Now, comes of the next step in the evolution of Williams as a Division I quarterback. A week ago, the Cowboys were set with redshirt sophomore Sean Chambers as the No. 1 signal-caller, and Williams was 1-A, assured to getting some playing time, the amount depending on circumstances.
Turned out, four plays into the game at Nevada, Williams was the only quarterback, Chambers having suffered a broke left fibula on the third play of the game.
So now, it’s Williams at the controls, and there is no 1-A behind him. The Cowboys depth chart lists Williams followed by sophomore Ryan Marquez, who opened the season as a holder on placekicks for the second year in a row, and freshman Gavin Beerup.
The Cowboys did struggle in the first half at Nevada, scoring two field goals in the first half, but in the final minutes of the third quarter, Williams led Wyoming on three consecutive touchdown drives en route to forcing the game into overtime, which Nevada won 37-34. He finished the game 16-for-31, for 227 yards passing. He was 6-for 12 in the first half for 58 yards, but 45 of those yards came on one pass to Isaiah Neyer. Williams settled in the second half, however, completing 10 of 19 passes for 169 yards and a touchdown. He also rushed 10 times for 54 yards, including two touchdowns.

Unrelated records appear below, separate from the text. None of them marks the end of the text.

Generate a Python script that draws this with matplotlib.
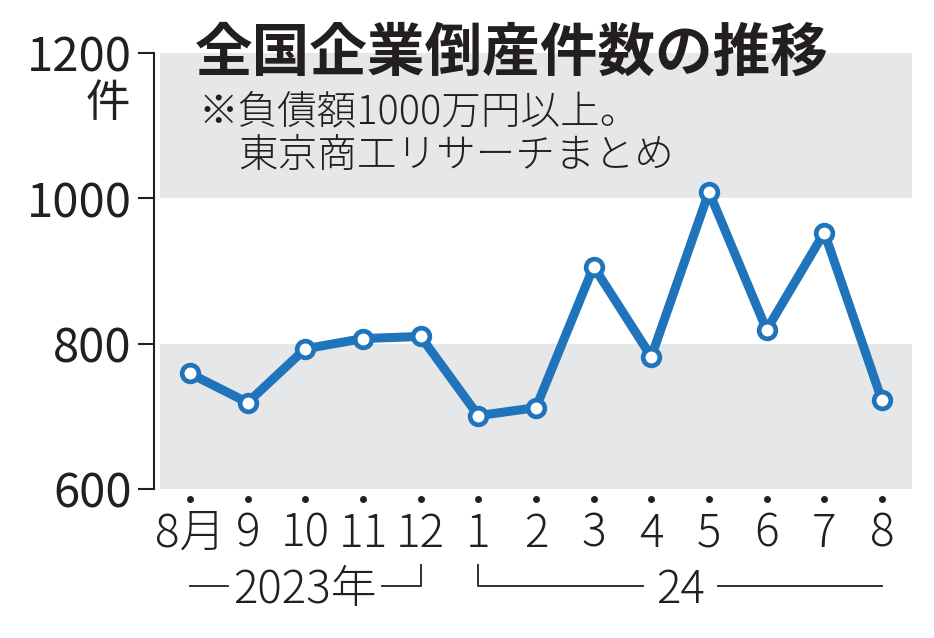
import matplotlib.pyplot as plt

plt.rcParams['font.family'] = ['Noto Sans CJK JP', 'DejaVu Sans']

# 全国企業倒産件数（東京商工リサーチ）
months = ["8月", "9", "10", "11", "12", "1", "2", "3", "4", "5", "6", "7", "8"]
counts = [759, 719, 793, 807, 810, 701, 712, 906, 782, 1009, 819, 953, 722]
yticks = [600, 800, 1000, 1200]

blue = "#1f74bb"
ink = "#231f20"
band = "#e6e7e8"

fig = plt.figure(figsize=(9.34, 6.38), dpi=100)
ax = fig.add_axes([0.1713, 0.2335, 0.8051, 0.6834])

x = list(range(len(months)))
ax.set_xlim(-0.52, 12.52)
ax.set_ylim(600, 1200)

# 背景の帯
ax.axhspan(600, 800, color=band, lw=0, zorder=0)
ax.axhspan(1000, 1200, color=band, lw=0, zorder=0)

ax.plot(x, counts, color=blue, lw=6.5, solid_joinstyle="round", zorder=3)
ax.plot(x, counts, ls="none", marker="o", ms=12, mfc="white",
        mec=blue, mew=3.4, zorder=4)

for s in ["top", "right", "bottom"]:
    ax.spines[s].set_visible(False)
ax.spines["left"].set_position(("outward", 4))
ax.spines["left"].set_linewidth(1.5)
ax.spines["left"].set_color(ink)
ax.set_xticks([])
ax.set_yticks(yticks)
ax.set_yticklabels([str(v) for v in yticks])
ax.tick_params(axis="y", length=11.5, width=1.5, color=ink, pad=5,
               labelsize=34, labelcolor=ink)

# 月ラベルと点
tr = ax.get_xaxis_transform()
for i, m in enumerate(months):
    ax.plot(i, -0.023, "o", ms=4, color=ink, transform=tr, clip_on=False)
    ax.text(i, -0.103, m, transform=tr, ha="center", va="center",
            fontsize=33, color=ink, fontweight="light")

# 年のブラケット
yl = -0.2225
ax.text(2, -0.2317, "2023年", transform=tr, ha="center", va="center",
        fontsize=33, color=ink, fontweight="light")
ax.plot([0, 0.66], [yl, yl], color=ink, lw=1.3, transform=tr, clip_on=False)
ax.plot([3.33, 4, 4], [yl, yl, -0.174], color=ink, lw=1.3, transform=tr,
        clip_on=False)
ax.text(8.5, -0.2317, "24", transform=tr, ha="center", va="center",
        fontsize=33, color=ink, fontweight="light")
ax.plot([5, 5, 7.85], [-0.174, yl, yl], color=ink, lw=1.3, transform=tr,
        clip_on=False)
ax.plot([9.15, 12], [yl, yl], color=ink, lw=1.3, transform=tr, clip_on=False)

# 単位
fig.text(130 / 934, 1 - 103 / 638, "件", ha="right", va="center",
         fontsize=32, color=ink)

# タイトルと注記
fig.text(195 / 934, 1 - 54 / 638, "全国企業倒産件数の推移", ha="left",
         va="center", fontsize=41.5, fontweight="bold", color=ink)
fig.text(198 / 934, 1 - 112 / 638, "※負債額1000万円以上。", ha="left",
         va="center", fontsize=28.5, color=ink, fontweight="light")
fig.text(238 / 934, 1 - 156 / 638, "東京商工リサーチまとめ", ha="left",
         va="center", fontsize=28.5, color=ink, fontweight="light")

fig.savefig("out.png", dpi=100, facecolor="white")
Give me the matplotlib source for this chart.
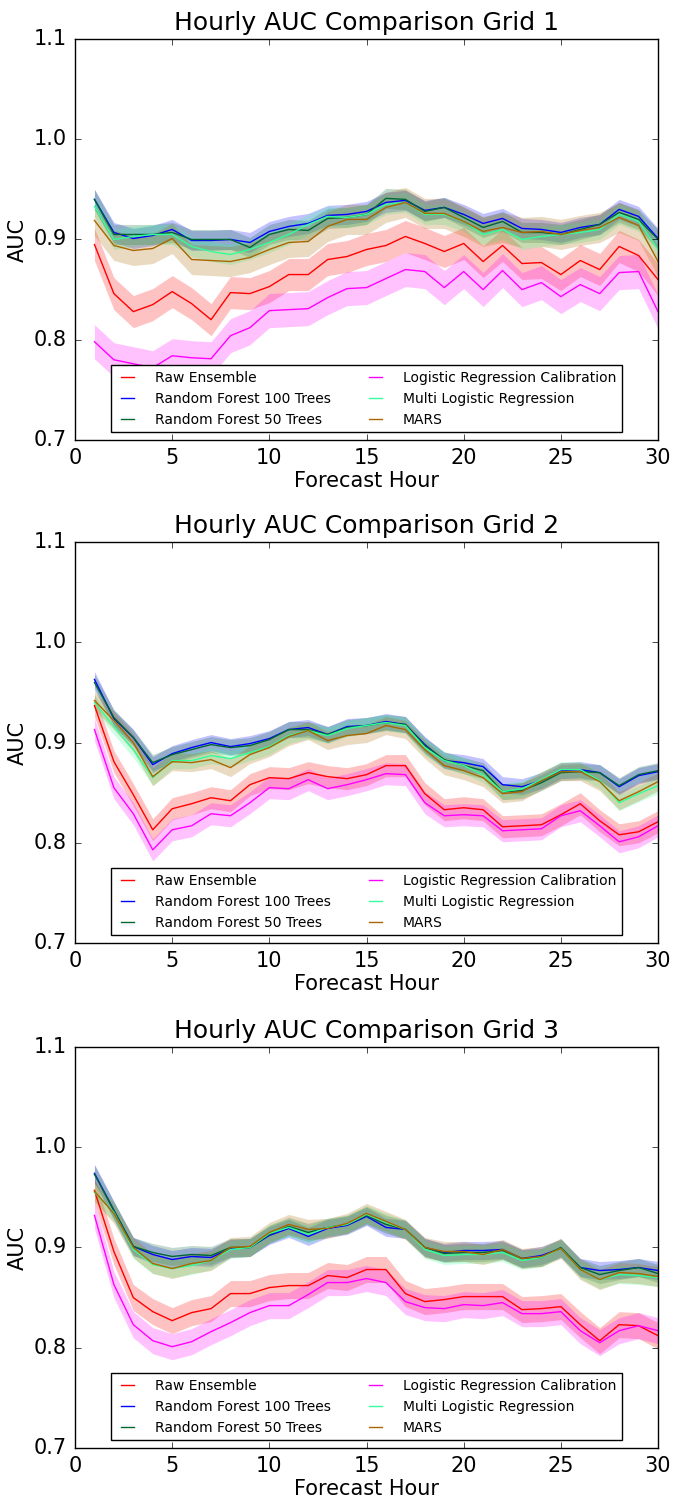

“Obviously it was a surprise,” he said of his sudden entrance into last week’s game. “I needed to be ready whenever my number is called. That’s a big thing with Coach Bohl. I felt I was. (But) I didn’t feel I played my best, especially in the first half. I left a lot of things on the table.”
Now, he knows, it’s game time. It’s a strong start and finish.
He has to be that leading force on the offense all game against Hawaii, not just in the late second half, like Nevada.
That late-game finish, however, is something to build on.
“It was super encouraging and it should have been that way the whole game, in my opinion,” he said. “We fought back. He never got our heads down. We were believers. It was a shout out to our leadership — Keegan (Cryder) on the offensive line and Sean. He was still motivating the offense. He is a true leader. It was a testament to him.”
Williams made it clear that even injured, Chambers remains critical to the Cowboys.
“He was voted captain (by his teammates) for a reason,” said Williams. “He is a great guy, great competitor. When he left the game it hurt for everyone. He’s not going to be gone. He’s going to be on the sidelines. He is going to be motivating us, marking sure our heads are on straight. That’s the kind of leader he is.”
On the field, however, Williams’ knows the responsibility rests with him in Chambers’ absence.
“The big thing (against Nevada) is there was a lot of easy stuff I didn’t take and make happen. There were moments we needed a big play. I’m a starter now. Leadership is something your are forced into and I feel I have enough experience in those situations to handle that.”